Bob Lowry: Party-Ready Pools and Alkalinity Control
Crowded pool days can turn clear water cloudy fast, but a few smart steps before guests arrive protect clarity, comfort, and budget. Bob Lowry lays out a simple plan: raise free chlorine a few ppm, add a measured dose of non-chlorine oxidizer, and keep the circulation system running throughout the event. The surprise hero is the shower. A quick rinse removes sunscreen, deodorant, lotions, and oils that devour sanitizer in the first minutes after swimmers enter. Studies show pre-swim rinsing can cut chemical demand dramatically, which means fewer chloramines, better smell, and happier eyes. Pair that with a steady filter and you trap organics early, letting chlorine focus on disinfection instead of cleanup.
Many service techs run into a different headache: sky-high cyanuric acid from heavy trichlor use. For every 10 ppm of chlorine dosed via trichlor, about 6 ppm of cyanuric acid remains. Over weeks, that creeps upward, forcing the required free chlorine residual to rise to maintain the same level of protection. Bob’s rule of thumb without borates is 7.5 percent of CYA as a target free chlorine level. If CYA climbs 25 ppm per month, the needed free chlorine rises about 1.5 ppm monthly.

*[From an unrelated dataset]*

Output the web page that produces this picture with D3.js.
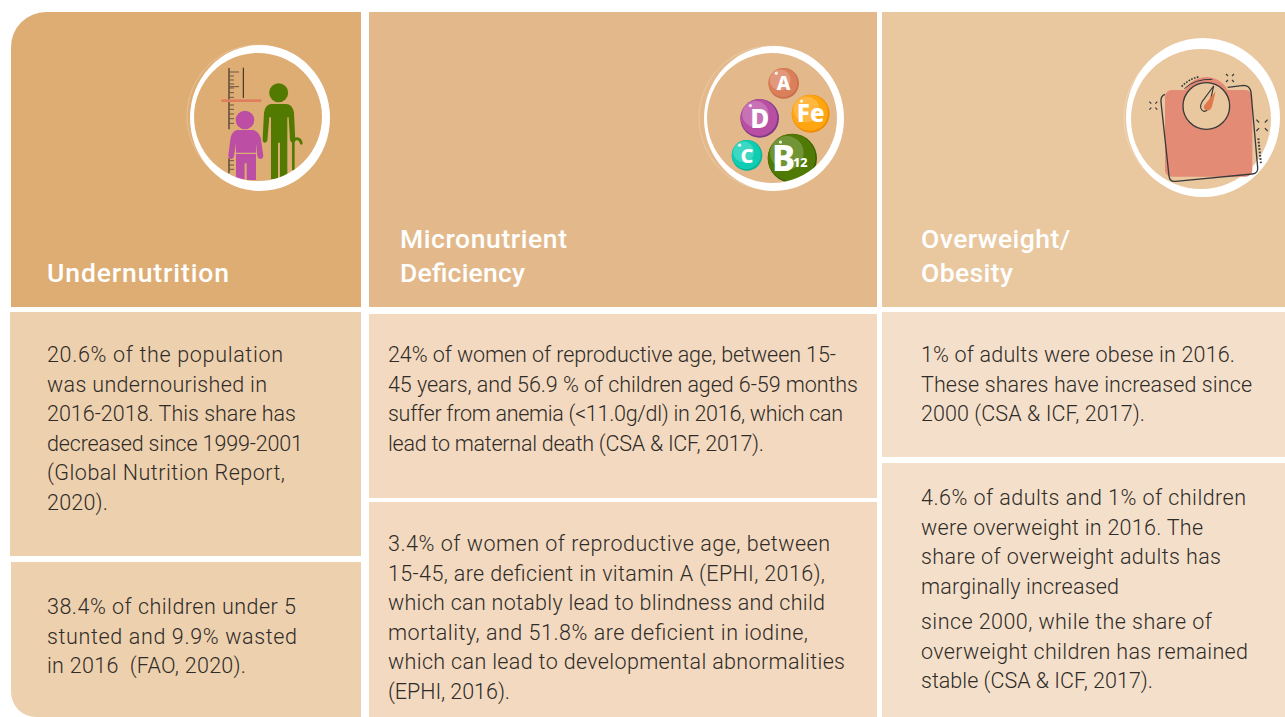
<!DOCTYPE html>
<html>
<head>
<meta charset="utf-8">
<script src="https://cdn.jsdelivr.net/npm/d3@7"></script>
<style>
  html, body { margin: 0; padding: 0; background: #fff; overflow: hidden; }
  svg { display: block; }
  .title { font-family: Roboto, sans-serif; font-weight: 500; fill: #fff; font-size: 26.5px; }
  .body { font-family: Roboto, sans-serif; font-weight: 300; fill: #2f2b28; font-size: 21.5px; }
  .letter { font-family: "Noto Sans", sans-serif; font-weight: 800; fill: #fff; text-anchor: middle; }
</style>
</head>
<body>
<script>
// text of the three columns
var titles = [
  ["Undernutrition"],
  ["Micronutrient", "Deficiency"],
  ["Overweight/", "Obesity"]
];

var undernutrition = [
  ["20.6% of the population", "was undernourished in", "2016-2018. This share has", "decreased since 1999-2001", "(Global Nutrition Report,", "2020)."],
  ["38.4% of children under 5", "stunted and 9.9% wasted", "in 2016  (FAO, 2020)."]
];
var micronutrient = [
  ["24% of women of reproductive age, between 15-", "45 years, and 56.9 % of children aged 6-59 months", "suffer from anemia (<11.0g/dl) in 2016, which can", "lead to maternal death (CSA & ICF, 2017)."],
  ["3.4% of women of reproductive age, between", "15-45, are deficient in vitamin A (EPHI, 2016),", "which can notably lead to blindness and child", "mortality, and 51.8% are deficient in iodine,", "which can lead to developmental abnormalities", "(EPHI, 2016)."]
];
var overweight = [
  ["1% of adults were obese in 2016.", "These shares have increased since", "2000 (CSA & ICF, 2017)."],
  ["4.6% of adults and 1% of children", "were overweight in 2016. The", "share of overweight adults has", "marginally increased"],
  ["since 2000, while the share of", "overweight children has remained", "stable (CSA & ICF, 2017)."]
];

var vitamins = ["A", "Fe", "D", "C", "B"];

var svg = d3.select("body").append("svg")
  .attr("width", 1285)
  .attr("height", 717);

// draws one block of lines from its first baseline, each line fitted to where it ends
function drawLines(lines, x, y, gap, ends, cls) {
  svg.append("g").selectAll("text")
    .data(lines)
    .enter().append("text")
    .attr("class", cls)
    .attr("x", x)
    .attr("y", function(d, i) { return y + i * gap; })
    .attr("textLength", function(d, i) { return ends[i] - x; })
    .attr("lengthAdjust", "spacing")
    .style("white-space", "pre")
    .text(function(d) { return d; });
}

function box(x0, y0, x1, y1, fill) {
  svg.append("rect")
    .attr("x", x0).attr("y", y0)
    .attr("width", x1 - x0).attr("height", y1 - y0)
    .attr("fill", fill);
}

// ------- panels -------
// first column has a rounded top left and bottom left corner
svg.append("path")
  .attr("d", "M11,47 A35,35 0 0 1 46,12 L361,12 L361,307 L11,307 Z")
  .attr("fill", "#dead74");
box(10, 312, 361, 556, "#edd0ae");
svg.append("path")
  .attr("d", "M11,562 L361,562 L361,717 L36,717 A25,25 0 0 1 11,692 Z")
  .attr("fill", "#edd0ae");

box(369, 12, 877, 307, "#e3b98b");
box(369, 314, 877, 498, "#f2d9bf");
box(369, 502, 877, 717, "#f2d9bf");

box(882, 12, 1285, 307, "#e9c8a0");
box(882, 312, 1285, 457, "#f4e0ca");
box(882, 463, 1285, 717, "#f4e0ca");

// ------- text -------
drawLines(titles[0], 47, 282, 34.5, [229], "title");
drawLines(titles[1], 400, 247.5, 34.5, [567, 525], "title");
drawLines(titles[2], 921, 247.5, 34.5, [1070, 1013], "title");

drawLines(undernutrition[0], 47, 362, 29.5, [283, 267, 296, 303, 285, 108], "body");
drawLines(undernutrition[1], 47, 614, 29.5, [296, 297, 246], "body");
drawLines(micronutrient[0], 388, 362, 29.5, [836, 858, 843, 764], "body");
drawLines(micronutrient[1], 388, 551, 29.5, [830, 825, 825, 808, 845, 510], "body");
drawLines(overweight[0], 921, 362, 29.5, [1235, 1252, 1145], "body");
drawLines(overweight[1], 921, 505, 29.5, [1246, 1203, 1221, 1119], "body");
drawLines(overweight[2], 921, 629, 29.5, [1212, 1248, 1153], "body");

// ------- icons -------
// white brush ring: outer and inner circle slightly off centre
function ring(ox, oy, orx, ory, ix, iy, ir) {
  var d = "M" + (ox - orx) + "," + oy + " a" + orx + "," + ory + " 0 1 0 " + (2 * orx) + ",0 a" + orx + "," + ory + " 0 1 0 " + (-2 * orx) + ",0 Z " +
          "M" + (ix - ir) + "," + iy + " a" + ir + "," + ir + " 0 1 0 " + (2 * ir) + ",0 a" + ir + "," + ir + " 0 1 0 " + (-2 * ir) + ",0 Z";
  svg.append("path").attr("d", d).attr("fill", "#fff").attr("fill-rule", "evenodd");
}

// people icon, drawn in crop coordinates (3x)
var g1 = svg.append("g").attr("transform", "translate(170,30) scale(0.3333)");
var ruler = g1.append("g").attr("stroke", "#6b5540").attr("fill", "none");
ruler.append("path").attr("d", "M177,114 V298 M177,385 V430").attr("stroke-width", 5);
[126, 138, 150, 162, 174, 188, 202, 225, 238, 252, 266, 280, 392, 405, 418].forEach(function(y, i) {
  ruler.append("path").attr("d", "M177," + y + " H" + (y == 126 || y == 170 ? 207 : 192)).attr("stroke-width", 3);
});
ruler.append("path").attr("d", "M177,170 H207").attr("stroke-width", 3);
g1.append("path").attr("d", "M220,113 V204").attr("stroke", "#2b1f14").attr("stroke-width", 3);
g1.append("rect").attr("x", 154).attr("y", 208).attr("width", 120).attr("height", 8).attr("fill", "#e07f5c");
// old man
g1.append("circle").attr("cx", 326).attr("cy", 188).attr("r", 28.5).attr("fill", "#527a00");
g1.append("path")
  .attr("d", "M303,222 H350 Q368,224 372,248 L376,332 Q374,340 366,338 Q360,336 360,328 L356,262 L352,262 L352,435 L330,442 L330,338 L324,338 L324,447 L303,447 L303,262 L298,262 L292,332 Q288,340 282,338 Q276,335 278,326 L282,248 Q286,224 303,222 Z")
  .attr("fill", "#527a00");
g1.append("path").attr("d", "M370,418 V335 Q372,326 382,326 Q392,328 394,340")
  .attr("fill", "none").attr("stroke", "#527a00").attr("stroke-width", 8).attr("stroke-linecap", "round");
// child
g1.append("circle").attr("cx", 225).attr("cy", 270).attr("r", 28).attr("fill", "#bc4fa3");
g1.append("path")
  .attr("d", "M200,300 H250 Q272,306 274,335 L280,378 Q278,388 270,387 Q264,386 262,378 L258,340 V368 H198 V340 L192,378 Q190,388 182,387 Q174,385 175,376 L180,335 Q182,306 200,300 Z")
  .attr("fill", "#bc4fa3");
g1.append("path").attr("d", "M198,372 H258 V450 H230 V400 H224 V448 H198 Z").attr("fill", "#bc4fa3");

// vitamin bubbles icon
var g2 = svg.append("g").attr("transform", "translate(690,30) scale(0.3333)");
var bubbleColor = { A: "#db7f5b", Fe: "#ffa510", D: "#b84fa3", C: "#0ecdb3", B: "#4e7a05" };
var bubbleRim = { A: "#c96f4d", Fe: "#f08c00", D: "#7e3a86", C: "#0bb39c", B: "#3c6200" };
var bubbleX = { A: 281, Fe: 362, D: 209, C: 171, B: 307 };
var bubbleY = { A: 160, Fe: 251, D: 265, C: 376, B: 385 };
var bubbleR = { A: 46, Fe: 57, D: 58, C: 46, B: 74 };
var bubbleFont = { A: 58, Fe: 72, D: 78, C: 60, B: 104 };

vitamins.forEach(function(v) {
  var cx = bubbleX[v], cy = bubbleY[v], r = bubbleR[v];
  g2.append("circle").attr("cx", cx).attr("cy", cy).attr("r", r).attr("fill", bubbleRim[v]);
  g2.append("circle").attr("cx", cx - 2).attr("cy", cy - 2).attr("r", r - 3).attr("fill", bubbleColor[v]);
  g2.append("circle").attr("cx", cx - r * 0.22).attr("cy", cy - r * 0.22).attr("r", r * 0.68).attr("fill", "#fff").attr("opacity", 0.2);
  g2.append("circle").attr("cx", cx - r * 0.48).attr("cy", cy - r * 0.66).attr("r", 5).attr("fill", "#fff").attr("opacity", 0.8);
  g2.append("text").attr("class", "letter")
    .attr("x", v == "B" ? cx - 26 : cx)
    .attr("y", cy + bubbleFont[v] * 0.36)
    .attr("font-size", bubbleFont[v])
    .text(v);
});
g2.append("text").attr("class", "letter").attr("x", 331).attr("y", 411).attr("font-size", 38).text("12");

// white rings, these two cover the feet of the figures
ring(260, 118, 70, 73, 258, 117, 64);
ring(774, 118.5, 70, 72.5, 772, 118, 65);
ring(1203, 117.5, 77, 79.5, 1201, 119, 70);

// hairlines outside the rings
[[258, 116, 71], [771, 118, 72], [1200, 118, 76]].forEach(function(h) {
  svg.append("circle").attr("cx", h[0]).attr("cy", h[1]).attr("r", h[2])
    .attr("fill", "none").attr("stroke", "#fff").attr("stroke-width", 0.6).attr("opacity", 0.4);
});

// weighing scale icon, sits over its ring
var g3 = svg.append("g").attr("transform", "translate(1105,30) scale(0.3333)");
var ink = "#3a3a3a";
g3.append("rect").attr("x", 180).attr("y", 180).attr("width", 262).attr("height", 260).attr("rx", 20).attr("fill", "#e38b75");
g3.append("path").attr("d", "M240,180 A72,72 0 0 1 368,180 Z").attr("fill", "#e38b75");
g3.append("path").attr("d", "M180,193 Q166,198 168,216 L192,438 Q194,456 212,454 L442,432 Q460,430 458,412 L438,186 Q434,166 416,166 L368,172")
  .attr("fill", "none").attr("stroke", ink).attr("stroke-width", 4);
g3.append("circle").attr("cx", 304).attr("cy", 228).attr("r", 70).attr("fill", "#e9c8a0").attr("stroke", ink).attr("stroke-width", 4);
g3.append("path").attr("d", "M238,176 Q270,146 322,148").attr("fill", "none").attr("stroke", ink).attr("stroke-width", 3);
g3.append("path").attr("d", "M230,170 Q252,146 284,140").attr("fill", "none").attr("stroke", ink).attr("stroke-width", 5).attr("stroke-dasharray", "5 4");
g3.append("path").attr("d", "M460,325 L468,402").attr("fill", "none").attr("stroke", ink).attr("stroke-width", 6).attr("stroke-dasharray", "5 5");
g3.append("path").attr("d", "M292,214 L326,168 L314,222 Q308,246 296,244 Q280,236 292,214 Z").attr("fill", "#e9c8a0").attr("stroke", ink).attr("stroke-width", 3.5);
g3.append("path").attr("d", "M298,226 L332,184 L322,226 Q318,244 306,241 Q292,238 298,226 Z").attr("fill", "#e1774c");

// small spark marks round the scale
[[145, 227, 12], [375, 144, 12], [471, 286, 17]].forEach(function(s) {
  var x = s[0], y = s[1], o = s[2], l = o * 0.5;
  g3.append("path")
    .attr("d", "M" + (x - o) + "," + (y - o) + " l" + l + "," + l + " M" + (x + o) + "," + (y - o) + " l" + (-l) + "," + l +
               " M" + (x - o) + "," + (y + o) + " l" + l + "," + (-l) + " M" + (x + o) + "," + (y + o) + " l" + (-l) + "," + (-l))
    .attr("stroke", ink).attr("stroke-width", 3.5);
});
</script>
</body>
</html>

Ignore that, and algae risk spikes, shock frequency goes up, and costs follow. The smarter path is to manage CYA down to a workable 50 to 60 ppm and set chlorine accordingly, reducing runaway demand and improving kill rates.
High CYA also distorts how water balance looks on paper. The saturation index should rely on carbonate alkalinity, not total alkalinity, because cyanuric acid ties up part of alkalinity. Subtract roughly one-third of the CYA reading from total alkalinity to estimate carbonate alkalinity. At CYA 200 ppm with TA 70 to 80 ppm, the adjusted value can approach zero, meaning corrosive water even if the “visible” TA seems normal. That drives etching, plaster color loss, and metal staining as surfaces dissolve and later re-precipitate. Trying to mask the problem by raising TA higher creates a new fight as pH drifts upward and acid additions push TA back down. Break the cycle by partially draining to reset CYA, then balance pH, TA, and calcium in a stable range.

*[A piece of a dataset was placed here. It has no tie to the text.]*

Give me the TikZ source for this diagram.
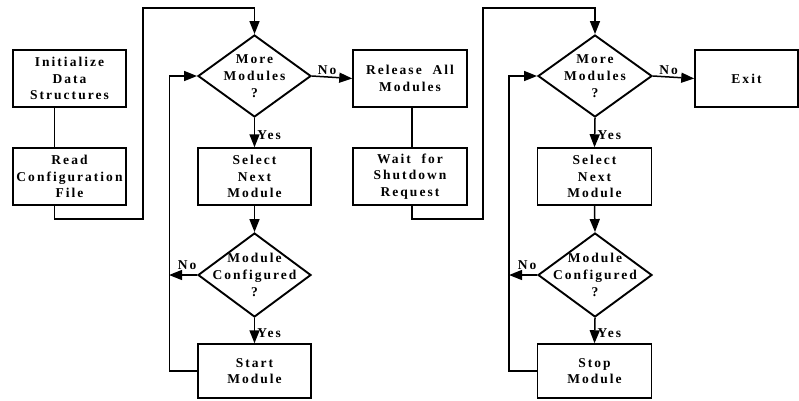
\documentclass[tikz,border=0pt]{standalone}
\usepackage{fontspec}
\setmainfont{Liberation Serif}[LetterSpace=15]
\usepackage{tikz}
\usetikzlibrary{calc, arrows.meta, shapes.geometric}

\begin{document}
\begin{tikzpicture}[
      x=1pt, y=-1pt,
      font=\fontsize{13.5}{16.7}\selectfont\bfseries,
      box/.style={draw, line width=1.5pt, minimum width=113pt, minimum height=57pt,
        inner sep=0pt, align=center},
      decision/.style={draw, diamond, line width=1.9pt, minimum width=113pt,
        minimum height=82pt, inner sep=0pt},
      dtext/.style={align=center, inner sep=0pt},
      arr/.style={line width=1.5pt, -{Triangle[length=13pt,width=10pt]}},
      link/.style={line width=1.5pt},
      lbl/.style={inner sep=2pt}
    ]
      \useasboundingbox (0,0) rectangle (799,400);

      % first column
      \node[box] (init) at (69.5,78.5) {Initialize\\Data\\Structures};
      \node[box] (read) at (69.5,176.5) {Read\\Configuration\\File};

      % start loop
      \node[decision, label={[dtext]center:More\\Modules\\?}] (more1) at (254.5,76) {};
      \node[box] (select1) at (254.5,176.5) {Select\\Next\\Module};
      \node[decision, minimum height=84pt,
        label={[dtext]center:Module\\Configured\\?}] (conf1) at (254.5,275) {};
      \node[box, minimum height=54pt] (start) at (254.5,371) {Start\\Module};

      % shutdown
      \node[box, minimum width=114pt] (release) at (410,78.5) {Release~~All\\Modules};
      \node[box, minimum width=114pt] (wait) at (410,176.5) {Wait~~for\\Shutdown\\Request};

      % stop loop
      \node[decision, minimum width=114pt,
        label={[dtext]center:More\\Modules\\?}] (more2) at (595,76) {};
      \node[box, minimum width=114pt] (select2) at (594.5,176.5) {Select\\Next\\Module};
      \node[decision, minimum width=114pt, minimum height=84pt,
        label={[dtext]center:Module\\Configured\\?}] (conf2) at (595,275) {};
      \node[box, minimum width=114pt, minimum height=54pt] (stop) at (594.5,371) {Stop\\Module};
      \node[box, minimum width=103pt] (exit) at (746.5,78.5) {Exit};

      % connectors
      \draw[link] ([xshift=-15pt]init.south) -- ([xshift=-15pt]read.north);
      \draw[arr] ([xshift=-15pt]read.south) -- ++(0,13) -| (143,8) -| (more1.north);
      \draw[arr] (more1.east) -- node[lbl, above, xshift=-5pt] {No} (release.west);
      \draw[arr] (more1.south) -- node[lbl, right, yshift=-3pt] {Yes} (select1.north);
      \draw[arr] (select1.south) -- (conf1.north);
      \draw[arr] (conf1.south) -- node[lbl, right, yshift=-3pt] {Yes} (start.north);
      \draw[arr] (conf1.west) -- node[lbl, above, xshift=4pt, yshift=3pt] {No} ++(-28,0);
      \draw[arr] (start.west) -- ++(-28,0) |- (more1.west);

      \draw[link] ([xshift=2pt]release.south) -- ([xshift=2pt]wait.north);
      \draw[arr] ([xshift=2pt]wait.south) -- ++(0,13) -| (483,8) -| (more2.north);
      \draw[arr] (more2.east) -- node[lbl, above, xshift=-5pt] {No} (exit.west);
      \draw[arr] (more2.south) -- node[lbl, right, yshift=-3pt] {Yes} (select2.north);
      \draw[arr] (select2.south) -- (conf2.north);
      \draw[arr] (conf2.south) -- node[lbl, right, yshift=-3pt] {Yes} (stop.north);
      \draw[arr] (conf2.west) -- node[lbl, above, xshift=4pt, yshift=3pt] {No} ++(-28,0);
      \draw[arr] (stop.west) -- ++(-28,0) |- (more2.west);
    \end{tikzpicture}
\end{document}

Correcting extreme low pH is best done in stages. If a large vinyl pool tests near pH 5, dumping massive soda ash in one shot risks a pH spike, calcium clouding, and days of filtration to clear fallout. Bob suggests a blended approach: lift pH a bit with soda ash, build alkalinity with baking soda, and use aeration to finish the pH rise without overshooting. Point return jets up, or run a submersible to agitate the surface. CO2 off-gassing raises pH without moving alkalinity, helping you fine-tune balance while saving chemicals. When the target dose is large, add chemicals in thirds with retesting between rounds to verify pool volume assumptions and reaction progress, avoiding the whiplash of adding acid to correct an overshoot.

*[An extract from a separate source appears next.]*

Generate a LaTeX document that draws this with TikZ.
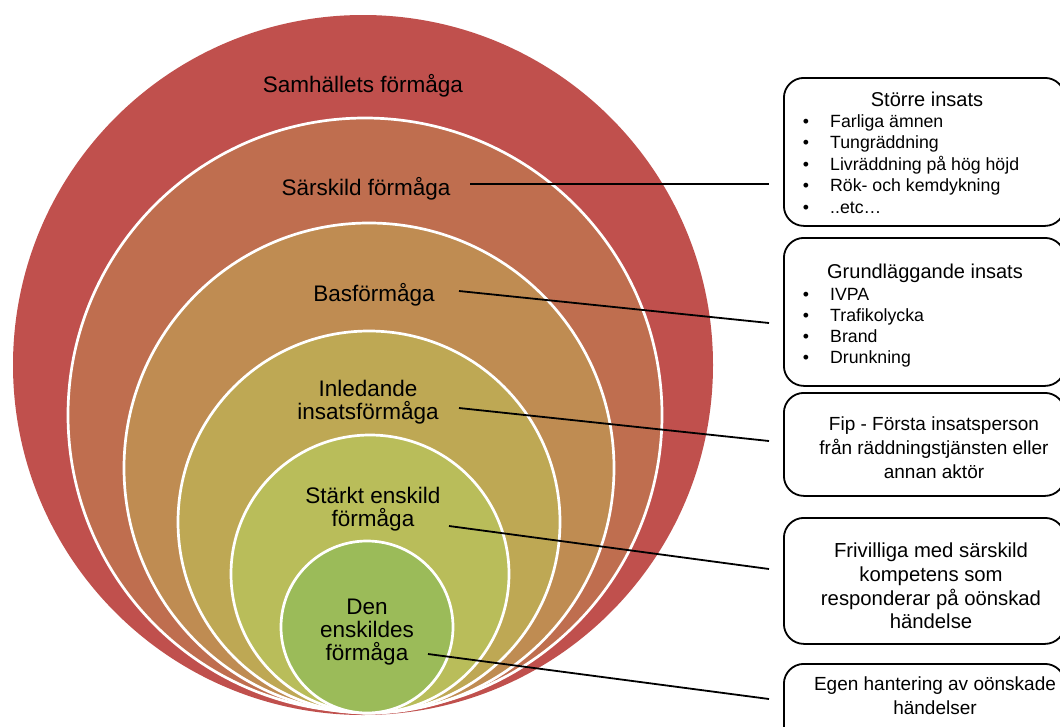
\documentclass[tikz,border=0pt]{standalone}
\usepackage{fontspec}
\setmainfont{Liberation Sans}
\definecolor{ringA}{RGB}{192,80,77}
\definecolor{ringB}{RGB}{191,110,79}
\definecolor{ringC}{RGB}{191,140,82}
\definecolor{ringD}{RGB}{190,168,84}
\definecolor{ringE}{RGB}{185,189,90}
\definecolor{ringF}{RGB}{155,187,89}
\begin{document}
\begin{tikzpicture}[x=1pt,y=-1pt,
  ring/.style={circle,inner sep=0pt,outer sep=0pt,draw=white,line width=2.7pt},
  infobox/.style={rectangle,rounded corners=20pt,draw=black,line width=1.8pt,anchor=north west,inner sep=0pt,minimum width=281pt},
  clabel/.style={anchor=base,inner sep=0pt,font=\fontsize{22.5}{24}\selectfont},
  bhead/.style={anchor=base,inner sep=0pt,font=\fontsize{20}{24}\selectfont},
  bitem/.style={anchor=base west,inner sep=0pt,font=\fontsize{17.7}{21}\selectfont},
  bdot/.style={anchor=base,inner sep=0pt,font=\fontsize{17.7}{21}\selectfont},
  btext/.style={anchor=base,inner sep=0pt,font=\fontsize{19}{24}\selectfont},
  btextb/.style={anchor=base,inner sep=0pt,font=\fontsize{20.3}{24}\selectfont},
  conn/.style={draw=black,line width=1.8pt}]
\clip (0,0) rectangle (1060,726);
\fill[white] (0,0) rectangle (1060,726);
% rings
\node[circle,inner sep=0pt,fill=ringA,minimum size=700pt] (r1) at (363,365) {};
\node[ring,fill=ringB,minimum size=594pt] (r2) at (365,415) {};
\node[ring,fill=ringC,minimum size=490pt] (r3) at (369,468) {};
\node[ring,fill=ringD,minimum size=382pt] (r4) at (369,522) {};
\node[ring,fill=ringE,minimum size=278pt] (r5) at (370,574) {};
\node[ring,fill=ringF,minimum size=172pt] (r6) at (367,627) {};
% ring labels
\node[clabel] (l1) at (363,92) {Samhällets förmåga};
\node[clabel] (l2) at (366,195) {Särskild förmåga};
\node[clabel] (l3) at (374,301) {Basförmåga};
\node[clabel] (l4a) at (368,396) {Inledande};
\node[clabel] (l4b) at (368,419) {insatsförmåga};
\node[clabel] (l5a) at (373,503) {Stärkt enskild};
\node[clabel] (l5b) at (373,526) {förmåga};
\node[clabel] (l6a) at (367,614) {Den};
\node[clabel] (l6b) at (367,637) {enskildes};
\node[clabel] (l6c) at (367,660) {förmåga};
% boxes
\node[infobox,minimum height=148pt] (b1) at (783,77) {};
\node[infobox,minimum height=148pt] (b2) at (783,237) {};
\node[infobox,minimum height=103pt] (b3) at (783,392) {};
\node[infobox,minimum height=126pt] (b4) at (783,517) {};
\node[infobox,minimum height=100pt] (b5) at (783,663) {};
% box 1 text
\node[bhead] (h1) at (927,106) {Större insats};
\foreach \yy/\txt [count=\i] in {127/Farliga ämnen,148.5/Tungräddning,170/Livräddning på hög höjd,191.5/Rök- och kemdykning,213/..etc…}{
  \node[bdot] (d1\i) at (806,\yy) {•};
  \node[bitem] (i1\i) at (830,\yy) {\txt};
}
% box 2 text
\node[bhead] (h2) at (925,278) {Grundläggande insats};
\foreach \yy/\txt [count=\i] in {300/IVPA,321/Trafikolycka,342/Brand,363/Drunkning}{
  \node[bdot] (d2\i) at (806,\yy) {•};
  \node[bitem] (i2\i) at (830,\yy) {\txt};
}
% box 3 text
\node[btext] (t3a) at (934,430) {Fip - Första insatsperson};
\node[btext] (t3b) at (934,454) {från räddningstjänsten eller};
\node[btext] (t3c) at (934,478) {annan aktör};
% box 4 text
\node[btextb] (t4a) at (931,557) {Frivilliga med särskild};
\node[btextb] (t4b) at (931,581) {kompetens som};
\node[btextb] (t4c) at (931,605) {responderar på oönskad};
\node[btextb] (t4d) at (931,628) {händelse};
% box 5 text
\node[btext] (t5a) at (935,690) {Egen hantering av oönskade};
\node[btext] (t5b) at (935,714) {händelser};
% connectors
\coordinate (s1) at (470,184); \coordinate (e1) at (769,184);
\coordinate (s2) at (459,291); \coordinate (e2) at (769,323);
\coordinate (s3) at (459,408); \coordinate (e3) at (769,441);
\coordinate (s4) at (449,526); \coordinate (e4) at (769,569);
\coordinate (s5) at (428,654); \coordinate (e5) at (769,699);
\draw[conn] (s1) -- (e1);
\draw[conn] (s2) -- (e2);
\draw[conn] (s3) -- (e3);
\draw[conn] (s4) -- (e4);
\draw[conn] (s5) -- (e5);
\end{tikzpicture}
\end{document}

Filtering strategy matters during and after a party. Keep the pump on so the filter captures the load that would otherwise burden chlorine. After swimmers leave, run at least one full turnover—longer if the water looked stressed—to clear fine particulates and let sanitizer recover. If you rely on stabilized chlorine, watch CYA monthly and plan for dilution as part of routine care. When you respect the relationship between CYA, free chlorine, and carbonate alkalinity, algae control becomes predictable, plaster stays protected, and you spend less time on emergency fixes. Simple habits—pre-swim rinsing, proactive chlorine and oxidizer use, continuous circulation, and careful chemistry adjustments—turn heavy bather loads into a non-event.